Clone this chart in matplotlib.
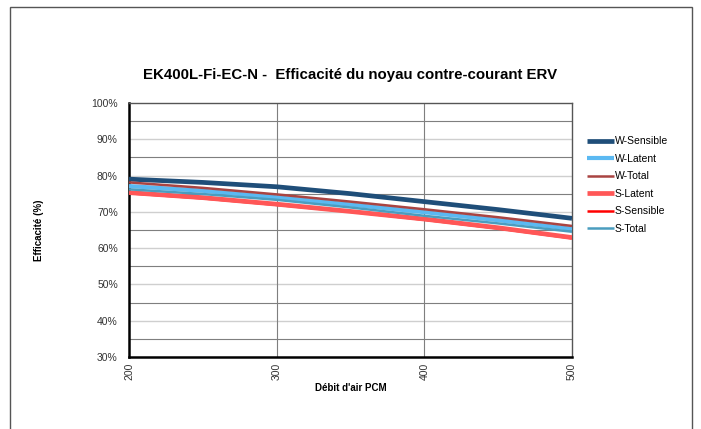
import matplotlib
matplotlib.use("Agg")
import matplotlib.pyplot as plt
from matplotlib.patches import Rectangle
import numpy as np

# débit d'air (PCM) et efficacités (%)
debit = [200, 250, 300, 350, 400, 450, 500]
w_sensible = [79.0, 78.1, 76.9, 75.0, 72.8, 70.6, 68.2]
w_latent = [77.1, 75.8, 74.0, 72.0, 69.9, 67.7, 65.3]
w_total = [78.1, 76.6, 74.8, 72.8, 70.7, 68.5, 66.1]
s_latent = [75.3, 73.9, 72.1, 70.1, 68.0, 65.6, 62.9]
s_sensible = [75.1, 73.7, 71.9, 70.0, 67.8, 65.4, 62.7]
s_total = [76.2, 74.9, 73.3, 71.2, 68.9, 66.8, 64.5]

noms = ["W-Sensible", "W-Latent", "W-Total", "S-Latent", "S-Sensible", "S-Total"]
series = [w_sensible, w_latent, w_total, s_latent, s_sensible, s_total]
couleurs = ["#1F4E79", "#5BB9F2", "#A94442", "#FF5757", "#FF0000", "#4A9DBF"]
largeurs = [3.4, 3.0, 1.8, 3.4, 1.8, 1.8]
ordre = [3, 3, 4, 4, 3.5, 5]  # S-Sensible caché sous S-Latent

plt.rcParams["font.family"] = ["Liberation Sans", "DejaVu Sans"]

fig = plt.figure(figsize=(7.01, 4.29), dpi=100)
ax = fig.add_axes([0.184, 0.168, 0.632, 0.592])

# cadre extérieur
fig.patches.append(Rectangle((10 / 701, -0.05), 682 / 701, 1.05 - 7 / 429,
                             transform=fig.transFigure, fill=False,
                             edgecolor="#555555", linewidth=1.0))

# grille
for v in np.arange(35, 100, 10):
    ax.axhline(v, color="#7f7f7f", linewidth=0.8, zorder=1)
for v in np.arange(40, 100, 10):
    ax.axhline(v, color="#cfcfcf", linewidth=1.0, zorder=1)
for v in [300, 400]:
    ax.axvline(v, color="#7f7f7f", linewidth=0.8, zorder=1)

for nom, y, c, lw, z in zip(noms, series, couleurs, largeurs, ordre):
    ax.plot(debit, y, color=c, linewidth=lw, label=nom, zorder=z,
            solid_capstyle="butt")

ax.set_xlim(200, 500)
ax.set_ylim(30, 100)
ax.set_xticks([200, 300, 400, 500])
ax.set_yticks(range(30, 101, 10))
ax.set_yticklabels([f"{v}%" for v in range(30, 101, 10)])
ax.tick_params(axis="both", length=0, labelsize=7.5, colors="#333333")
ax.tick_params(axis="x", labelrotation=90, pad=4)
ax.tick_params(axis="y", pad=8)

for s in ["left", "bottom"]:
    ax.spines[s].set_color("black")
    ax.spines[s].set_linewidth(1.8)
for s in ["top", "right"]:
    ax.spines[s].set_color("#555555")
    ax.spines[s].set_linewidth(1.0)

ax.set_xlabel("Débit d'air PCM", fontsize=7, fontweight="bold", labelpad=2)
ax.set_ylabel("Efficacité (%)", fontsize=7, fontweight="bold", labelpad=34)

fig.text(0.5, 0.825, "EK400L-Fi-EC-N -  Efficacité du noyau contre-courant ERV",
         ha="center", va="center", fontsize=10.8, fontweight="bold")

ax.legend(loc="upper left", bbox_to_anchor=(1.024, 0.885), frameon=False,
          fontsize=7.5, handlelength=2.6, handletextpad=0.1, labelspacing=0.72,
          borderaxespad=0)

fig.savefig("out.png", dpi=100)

+++

[WORK TO DO]
Return, unchanged, the lines from the first line of the material through the line that holds "import numpy as np", inclusive, omitting pictures.

[WRITTEN RESPONSE]
Clone this chart in matplotlib.
import matplotlib
matplotlib.use("Agg")
import matplotlib.pyplot as plt
from matplotlib.patches import Rectangle
import numpy as np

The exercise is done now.